Travis of Queen's University
Hidden Spaces for Robots to Coordinate
Coordination of robot swarms is often achieved through agreement on physical states such as position, velocity, or acceleration. In recent work, we showed that stable formations can instead emerge through negotiation in a lower-dimensional latent space induced by geometric embeddings. Appropriately constructed embeddings yield globally stable equilibria based solely on local observations while simultaneously linearizing the system. We extend this work by applying learning techniques to optimize the geometry of the swarm along the resultant equilibrium manifold. We highlight open challenges, including maintaining cohesion and ensuring convergence of the swarm as agents learn locally.
Biography:
Dr. P. Travis Jardine is an Adjunct Assistant Professor in the School of Computing at Queen’s University and an early member of the Autonomous Robotics Research Group. His research lies at the intersection of control, learning, and cooperation in multi-agent robotic systems.

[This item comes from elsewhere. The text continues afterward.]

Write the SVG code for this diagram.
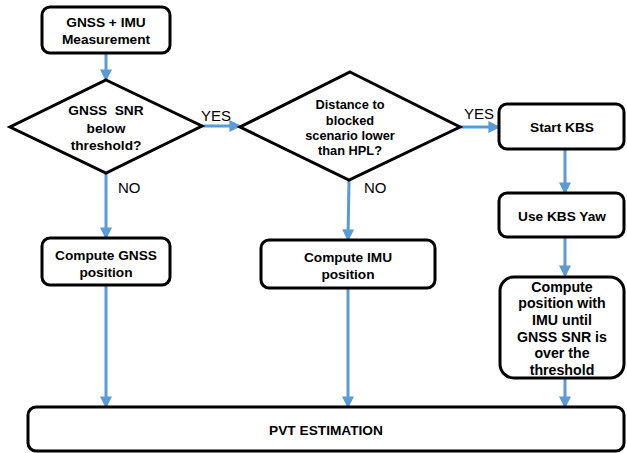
<svg xmlns="http://www.w3.org/2000/svg" width="627" height="453" viewBox="0 0 627 453">
<style>
.box{fill:#fff;stroke:#000;stroke-width:3}
.t{font-family:"Liberation Sans",Arial,sans-serif;font-weight:bold;font-size:13.7px;fill:#000;text-anchor:middle;dominant-baseline:central}
.d2{font-size:12.8px}
.big{font-size:14.2px}
.lbl{font-family:"Liberation Sans",Arial,sans-serif;font-size:15px;fill:#000;dominant-baseline:central}
.c{stroke:#5B9BD5;stroke-width:3;fill:none;marker-end:url(#ah)}
</style>
<defs>
<marker id="ah" markerWidth="4" markerHeight="4" refX="3.2" refY="2" orient="auto" markerUnits="strokeWidth">
<path d="M0,0 L4,2 L0,4 Z" fill="#5B9BD5"/>
</marker>
</defs>
<rect width="627" height="453" fill="#fff"/>
<g id="connectors">
<line class="c" x1="106" y1="53" x2="106" y2="79"/>
<line class="c" x1="202" y1="126" x2="239" y2="126"/>
<line class="c" x1="460" y1="127" x2="498" y2="127"/>
<line class="c" x1="106" y1="173" x2="106" y2="237"/>
<line class="c" x1="349" y1="180" x2="348" y2="239"/>
<line class="c" x1="565" y1="149" x2="565" y2="192"/>
<line class="c" x1="565" y1="237" x2="565" y2="275"/>
<line class="c" x1="106" y1="285" x2="106" y2="406"/>
<line class="c" x1="348" y1="288" x2="348" y2="406"/>
<line class="c" x1="565" y1="378" x2="565" y2="406"/>
<text class="lbl" x="201" y="115">YES</text>
<text class="lbl" x="464" y="113">YES</text>
<text class="lbl" x="118" y="187">NO</text>
<text class="lbl" x="364" y="187">NO</text>
</g>
<g id="start">
<rect class="box" x="42" y="7" width="128" height="46" rx="8"/>
<text class="t" x="106" y="22">GNSS + IMU</text>
<text class="t" x="106" y="39">Measurement</text>
</g>
<g id="dec1">
<polygon class="box" points="106,80 202,126 106,173 10,127"/>
<text class="t" x="106" y="110" xml:space="preserve" style="white-space:pre">GNSS  SNR</text>
<text class="t" x="106" y="128">below</text>
<text class="t" x="106" y="145">threshold?</text>
</g>
<g id="dec2">
<polygon class="box" points="350,72 460,127 349,180 240,127"/>
<text class="t d2" x="350" y="104">Distance to</text>
<text class="t d2" x="350" y="120">blocked</text>
<text class="t d2" x="350" y="135">scenario lower</text>
<text class="t d2" x="350" y="150">than HPL?</text>
</g>
<g id="startkbs">
<rect class="box" x="499" y="104" width="125" height="45" rx="8"/>
<text class="t" x="562" y="127">Start KBS</text>
</g>
<g id="kbsyaw">
<rect class="box" x="499" y="193" width="125" height="44" rx="8"/>
<text class="t" x="562" y="216">Use KBS Yaw</text>
</g>
<g id="computeimuuntil">
<rect class="box" x="500" y="277" width="124" height="101" rx="14"/>
<text class="t big" x="562" y="287">Compute</text>
<text class="t big" x="562" y="303">position with</text>
<text class="t big" x="562" y="320">IMU until</text>
<text class="t big" x="562" y="337">GNSS SNR is</text>
<text class="t big" x="562" y="353">over the</text>
<text class="t big" x="562" y="370">threshold</text>
</g>
<g id="computegnss">
<rect class="box" x="42" y="238" width="128" height="47" rx="8"/>
<text class="t" x="106" y="255">Compute GNSS</text>
<text class="t" x="106" y="272">position</text>
</g>
<g id="computeimu">
<rect class="box" x="261" y="240" width="174" height="48" rx="8"/>
<text class="t" x="348" y="257">Compute IMU</text>
<text class="t" x="348" y="274">position</text>
</g>
<g id="pvt">
<rect class="box" x="28" y="407" width="596" height="44" rx="8"/>
<text class="t" x="326" y="430">PVT ESTIMATION</text>
</g>
</svg>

Jean-Alexis of St. Francis Xavier University
From Coordination to Autonomy: Mechanism Design, Deep Reinforcement Learning, and Adaptive Strategy Selection for Multi-
Coordinating teams of autonomous robots is difficult when agents must balance their own objectives against the needs of the group. In this talk, we explore how mechanism design, a framework borrowed from economics, can structure cooperation across the full range of a multi-robot mission: from training agents to work together, to assigning tasks across a UAV fleet, to choosing how a single robot navigates a crowded space. We discuss what this perspective offers, where it falls short, and what remains open as these systems move closer to real-world deployment.
Biography:
Jean-Alexis Delamer is an Assistant Professor of Computer Science at St. Francis Xavier University. He holds a Ph.D. (2019) in Robotics and Automation from the Université de Toulouse, France. Before his current appointment, he served as a PostDoc at Queen's University. His primary research interests include Artificial Intelligence applied to Robotics, particularly Markov decision processes; POMDPs; Game Theory; Path Planning; UAVs.